**Task goal**
An exact reproduction of the records is required, with all images left out.

Charts and diagrams as code
# # #
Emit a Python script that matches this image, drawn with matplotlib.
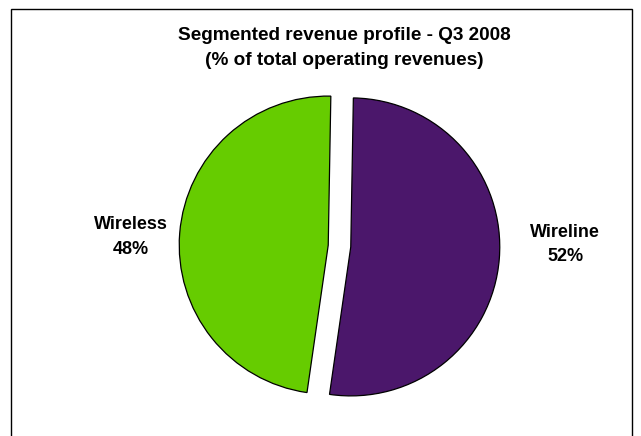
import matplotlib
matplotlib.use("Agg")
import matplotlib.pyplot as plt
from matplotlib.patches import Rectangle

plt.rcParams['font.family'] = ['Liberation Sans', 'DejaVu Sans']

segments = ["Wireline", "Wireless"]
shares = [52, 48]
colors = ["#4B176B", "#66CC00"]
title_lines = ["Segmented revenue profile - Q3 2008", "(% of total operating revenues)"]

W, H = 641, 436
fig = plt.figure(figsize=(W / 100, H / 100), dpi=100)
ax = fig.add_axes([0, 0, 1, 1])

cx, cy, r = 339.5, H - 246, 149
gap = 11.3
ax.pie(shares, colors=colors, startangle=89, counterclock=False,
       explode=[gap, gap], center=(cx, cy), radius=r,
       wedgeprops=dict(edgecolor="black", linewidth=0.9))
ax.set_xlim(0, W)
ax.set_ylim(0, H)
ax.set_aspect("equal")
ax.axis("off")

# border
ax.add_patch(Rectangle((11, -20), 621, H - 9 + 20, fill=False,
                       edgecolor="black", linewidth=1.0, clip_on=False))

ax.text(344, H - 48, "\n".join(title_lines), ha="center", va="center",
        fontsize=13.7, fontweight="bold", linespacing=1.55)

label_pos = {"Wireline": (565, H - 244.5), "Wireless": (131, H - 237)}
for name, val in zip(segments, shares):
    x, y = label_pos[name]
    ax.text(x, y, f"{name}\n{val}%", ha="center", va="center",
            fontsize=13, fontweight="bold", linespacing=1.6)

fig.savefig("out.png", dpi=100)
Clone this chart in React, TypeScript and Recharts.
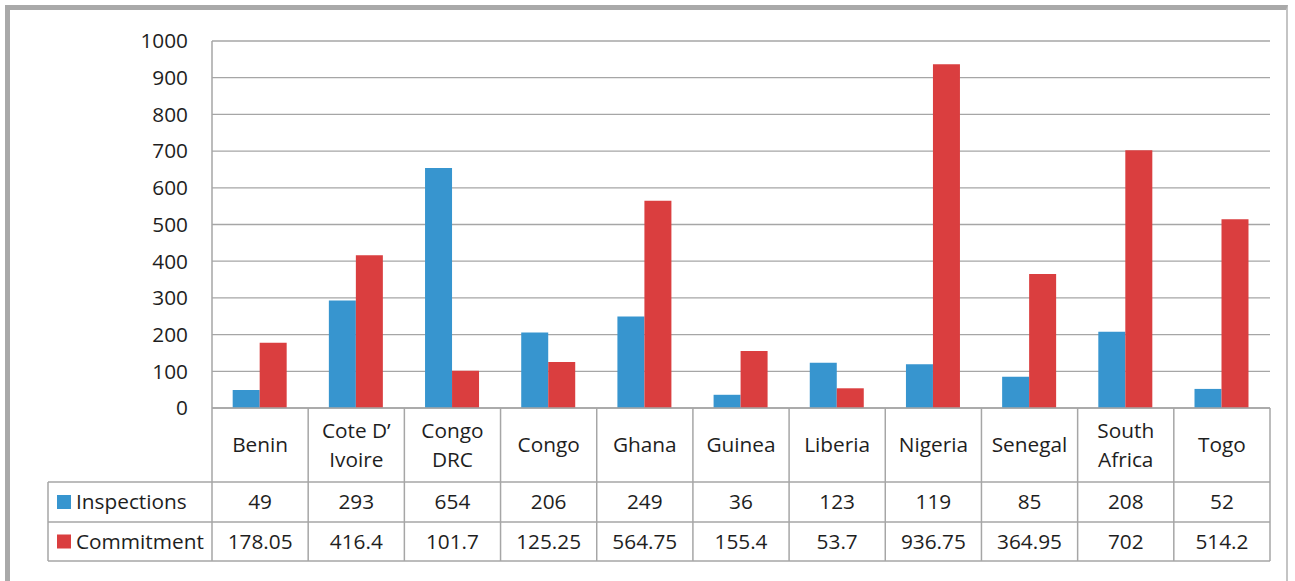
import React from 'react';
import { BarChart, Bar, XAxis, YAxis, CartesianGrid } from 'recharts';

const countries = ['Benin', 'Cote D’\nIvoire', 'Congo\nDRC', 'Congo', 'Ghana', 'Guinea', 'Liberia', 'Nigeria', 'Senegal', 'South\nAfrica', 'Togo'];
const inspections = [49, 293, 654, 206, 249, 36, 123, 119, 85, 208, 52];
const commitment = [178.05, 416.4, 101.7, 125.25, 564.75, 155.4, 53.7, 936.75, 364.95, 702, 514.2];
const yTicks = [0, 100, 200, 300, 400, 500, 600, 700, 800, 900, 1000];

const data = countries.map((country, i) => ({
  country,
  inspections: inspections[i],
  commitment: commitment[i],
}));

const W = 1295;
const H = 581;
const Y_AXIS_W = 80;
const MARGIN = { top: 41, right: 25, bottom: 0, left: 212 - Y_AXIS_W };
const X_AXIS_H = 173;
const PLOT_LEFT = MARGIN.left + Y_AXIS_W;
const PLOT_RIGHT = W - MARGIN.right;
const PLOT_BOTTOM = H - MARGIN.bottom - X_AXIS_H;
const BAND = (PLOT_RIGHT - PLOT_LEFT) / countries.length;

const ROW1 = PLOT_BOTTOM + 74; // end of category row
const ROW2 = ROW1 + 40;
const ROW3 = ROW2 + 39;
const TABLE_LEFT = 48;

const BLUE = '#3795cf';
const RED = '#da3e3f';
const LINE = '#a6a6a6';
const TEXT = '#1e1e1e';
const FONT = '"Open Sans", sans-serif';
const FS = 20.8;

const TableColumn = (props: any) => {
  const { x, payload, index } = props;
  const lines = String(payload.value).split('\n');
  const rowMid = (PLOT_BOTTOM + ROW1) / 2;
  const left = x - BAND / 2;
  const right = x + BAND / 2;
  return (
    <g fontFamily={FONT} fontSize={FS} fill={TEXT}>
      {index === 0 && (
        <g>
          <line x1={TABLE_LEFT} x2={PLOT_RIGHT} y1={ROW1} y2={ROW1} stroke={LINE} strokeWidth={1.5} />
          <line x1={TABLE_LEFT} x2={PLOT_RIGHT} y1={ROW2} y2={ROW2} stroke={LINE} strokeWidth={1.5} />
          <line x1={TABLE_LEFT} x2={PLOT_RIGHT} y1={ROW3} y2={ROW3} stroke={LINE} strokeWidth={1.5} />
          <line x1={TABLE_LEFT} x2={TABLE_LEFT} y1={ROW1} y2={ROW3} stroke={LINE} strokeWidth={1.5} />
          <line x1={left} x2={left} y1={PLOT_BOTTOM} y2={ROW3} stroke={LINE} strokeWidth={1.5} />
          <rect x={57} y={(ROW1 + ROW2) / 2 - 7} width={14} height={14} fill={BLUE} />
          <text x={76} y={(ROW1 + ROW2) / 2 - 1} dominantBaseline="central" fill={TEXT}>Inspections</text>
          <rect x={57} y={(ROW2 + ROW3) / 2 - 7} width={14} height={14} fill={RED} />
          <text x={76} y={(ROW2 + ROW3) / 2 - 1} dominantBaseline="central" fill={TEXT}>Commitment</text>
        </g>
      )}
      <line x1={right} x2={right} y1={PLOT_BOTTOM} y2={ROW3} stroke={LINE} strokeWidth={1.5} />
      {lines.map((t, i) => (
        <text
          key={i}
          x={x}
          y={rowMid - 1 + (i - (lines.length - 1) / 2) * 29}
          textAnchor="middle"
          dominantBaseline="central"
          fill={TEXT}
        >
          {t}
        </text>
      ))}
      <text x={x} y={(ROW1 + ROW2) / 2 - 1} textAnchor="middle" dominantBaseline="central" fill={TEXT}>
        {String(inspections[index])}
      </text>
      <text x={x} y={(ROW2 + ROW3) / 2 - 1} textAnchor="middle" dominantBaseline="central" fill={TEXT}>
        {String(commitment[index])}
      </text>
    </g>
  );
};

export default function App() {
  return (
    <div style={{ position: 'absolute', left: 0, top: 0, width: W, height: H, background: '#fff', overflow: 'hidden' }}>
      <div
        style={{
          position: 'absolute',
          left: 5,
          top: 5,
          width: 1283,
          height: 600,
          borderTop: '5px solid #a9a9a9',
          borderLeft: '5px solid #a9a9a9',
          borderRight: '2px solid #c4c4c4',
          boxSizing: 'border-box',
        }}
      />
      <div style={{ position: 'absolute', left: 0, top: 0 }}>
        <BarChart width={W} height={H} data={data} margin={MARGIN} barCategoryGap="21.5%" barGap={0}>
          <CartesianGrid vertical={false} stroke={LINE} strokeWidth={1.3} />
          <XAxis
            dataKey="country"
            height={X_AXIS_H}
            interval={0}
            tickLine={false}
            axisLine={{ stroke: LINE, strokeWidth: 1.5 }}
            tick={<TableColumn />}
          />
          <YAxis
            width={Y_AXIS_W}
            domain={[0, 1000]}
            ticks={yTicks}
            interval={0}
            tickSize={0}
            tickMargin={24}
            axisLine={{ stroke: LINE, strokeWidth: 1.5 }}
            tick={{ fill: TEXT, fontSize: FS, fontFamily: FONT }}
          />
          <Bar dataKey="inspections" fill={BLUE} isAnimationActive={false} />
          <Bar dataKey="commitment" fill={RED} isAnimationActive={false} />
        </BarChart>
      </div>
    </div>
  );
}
# # #
**Expected answer**
Emit a Python script that matches this image, drawn with matplotlib.
import matplotlib
matplotlib.use("Agg")
import matplotlib.pyplot as plt
from matplotlib.patches import Rectangle

plt.rcParams['font.family'] = ['Liberation Sans', 'DejaVu Sans']

segments = ["Wireline", "Wireless"]
shares = [52, 48]
colors = ["#4B176B", "#66CC00"]
title_lines = ["Segmented revenue profile - Q3 2008", "(% of total operating revenues)"]

W, H = 641, 436
fig = plt.figure(figsize=(W / 100, H / 100), dpi=100)
ax = fig.add_axes([0, 0, 1, 1])

cx, cy, r = 339.5, H - 246, 149
gap = 11.3
ax.pie(shares, colors=colors, startangle=89, counterclock=False,
       explode=[gap, gap], center=(cx, cy), radius=r,
       wedgeprops=dict(edgecolor="black", linewidth=0.9))
ax.set_xlim(0, W)
ax.set_ylim(0, H)
ax.set_aspect("equal")
ax.axis("off")

# border
ax.add_patch(Rectangle((11, -20), 621, H - 9 + 20, fill=False,
                       edgecolor="black", linewidth=1.0, clip_on=False))

ax.text(344, H - 48, "\n".join(title_lines), ha="center", va="center",
        fontsize=13.7, fontweight="bold", linespacing=1.55)

label_pos = {"Wireline": (565, H - 244.5), "Wireless": (131, H - 237)}
for name, val in zip(segments, shares):
    x, y = label_pos[name]
    ax.text(x, y, f"{name}\n{val}%", ha="center", va="center",
            fontsize=13, fontweight="bold", linespacing=1.6)

fig.savefig("out.png", dpi=100)
Clone this chart in React, TypeScript and Recharts.
import React from 'react';
import { BarChart, Bar, XAxis, YAxis, CartesianGrid } from 'recharts';

const countries = ['Benin', 'Cote D’\nIvoire', 'Congo\nDRC', 'Congo', 'Ghana', 'Guinea', 'Liberia', 'Nigeria', 'Senegal', 'South\nAfrica', 'Togo'];
const inspections = [49, 293, 654, 206, 249, 36, 123, 119, 85, 208, 52];
const commitment = [178.05, 416.4, 101.7, 125.25, 564.75, 155.4, 53.7, 936.75, 364.95, 702, 514.2];
const yTicks = [0, 100, 200, 300, 400, 500, 600, 700, 800, 900, 1000];

const data = countries.map((country, i) => ({
  country,
  inspections: inspections[i],
  commitment: commitment[i],
}));

const W = 1295;
const H = 581;
const Y_AXIS_W = 80;
const MARGIN = { top: 41, right: 25, bottom: 0, left: 212 - Y_AXIS_W };
const X_AXIS_H = 173;
const PLOT_LEFT = MARGIN.left + Y_AXIS_W;
const PLOT_RIGHT = W - MARGIN.right;
const PLOT_BOTTOM = H - MARGIN.bottom - X_AXIS_H;
const BAND = (PLOT_RIGHT - PLOT_LEFT) / countries.length;

const ROW1 = PLOT_BOTTOM + 74; // end of category row
const ROW2 = ROW1 + 40;
const ROW3 = ROW2 + 39;
const TABLE_LEFT = 48;

const BLUE = '#3795cf';
const RED = '#da3e3f';
const LINE = '#a6a6a6';
const TEXT = '#1e1e1e';
const FONT = '"Open Sans", sans-serif';
const FS = 20.8;

const TableColumn = (props: any) => {
  const { x, payload, index } = props;
  const lines = String(payload.value).split('\n');
  const rowMid = (PLOT_BOTTOM + ROW1) / 2;
  const left = x - BAND / 2;
  const right = x + BAND / 2;
  return (
    <g fontFamily={FONT} fontSize={FS} fill={TEXT}>
      {index === 0 && (
        <g>
          <line x1={TABLE_LEFT} x2={PLOT_RIGHT} y1={ROW1} y2={ROW1} stroke={LINE} strokeWidth={1.5} />
          <line x1={TABLE_LEFT} x2={PLOT_RIGHT} y1={ROW2} y2={ROW2} stroke={LINE} strokeWidth={1.5} />
          <line x1={TABLE_LEFT} x2={PLOT_RIGHT} y1={ROW3} y2={ROW3} stroke={LINE} strokeWidth={1.5} />
          <line x1={TABLE_LEFT} x2={TABLE_LEFT} y1={ROW1} y2={ROW3} stroke={LINE} strokeWidth={1.5} />
          <line x1={left} x2={left} y1={PLOT_BOTTOM} y2={ROW3} stroke={LINE} strokeWidth={1.5} />
          <rect x={57} y={(ROW1 + ROW2) / 2 - 7} width={14} height={14} fill={BLUE} />
          <text x={76} y={(ROW1 + ROW2) / 2 - 1} dominantBaseline="central" fill={TEXT}>Inspections</text>
          <rect x={57} y={(ROW2 + ROW3) / 2 - 7} width={14} height={14} fill={RED} />
          <text x={76} y={(ROW2 + ROW3) / 2 - 1} dominantBaseline="central" fill={TEXT}>Commitment</text>
        </g>
      )}
      <line x1={right} x2={right} y1={PLOT_BOTTOM} y2={ROW3} stroke={LINE} strokeWidth={1.5} />
      {lines.map((t, i) => (
        <text
          key={i}
          x={x}
          y={rowMid - 1 + (i - (lines.length - 1) / 2) * 29}
          textAnchor="middle"
          dominantBaseline="central"
          fill={TEXT}
        >
          {t}
        </text>
      ))}
      <text x={x} y={(ROW1 + ROW2) / 2 - 1} textAnchor="middle" dominantBaseline="central" fill={TEXT}>
        {String(inspections[index])}
      </text>
      <text x={x} y={(ROW2 + ROW3) / 2 - 1} textAnchor="middle" dominantBaseline="central" fill={TEXT}>
        {String(commitment[index])}
      </text>
    </g>
  );
};

export default function App() {
  return (
    <div style={{ position: 'absolute', left: 0, top: 0, width: W, height: H, background: '#fff', overflow: 'hidden' }}>
      <div
        style={{
          position: 'absolute',
          left: 5,
          top: 5,
          width: 1283,
          height: 600,
          borderTop: '5px solid #a9a9a9',
          borderLeft: '5px solid #a9a9a9',
          borderRight: '2px solid #c4c4c4',
          boxSizing: 'border-box',
        }}
      />
      <div style={{ position: 'absolute', left: 0, top: 0 }}>
        <BarChart width={W} height={H} data={data} margin={MARGIN} barCategoryGap="21.5%" barGap={0}>
          <CartesianGrid vertical={false} stroke={LINE} strokeWidth={1.3} />
          <XAxis
            dataKey="country"
            height={X_AXIS_H}
            interval={0}
            tickLine={false}
            axisLine={{ stroke: LINE, strokeWidth: 1.5 }}
            tick={<TableColumn />}
          />
          <YAxis
            width={Y_AXIS_W}
            domain={[0, 1000]}
            ticks={yTicks}
            interval={0}
            tickSize={0}
            tickMargin={24}
            axisLine={{ stroke: LINE, strokeWidth: 1.5 }}
            tick={{ fill: TEXT, fontSize: FS, fontFamily: FONT }}
          />
          <Bar dataKey="inspections" fill={BLUE} isAnimationActive={false} />
          <Bar dataKey="commitment" fill={RED} isAnimationActive={false} />
        </BarChart>
      </div>
    </div>
  );
}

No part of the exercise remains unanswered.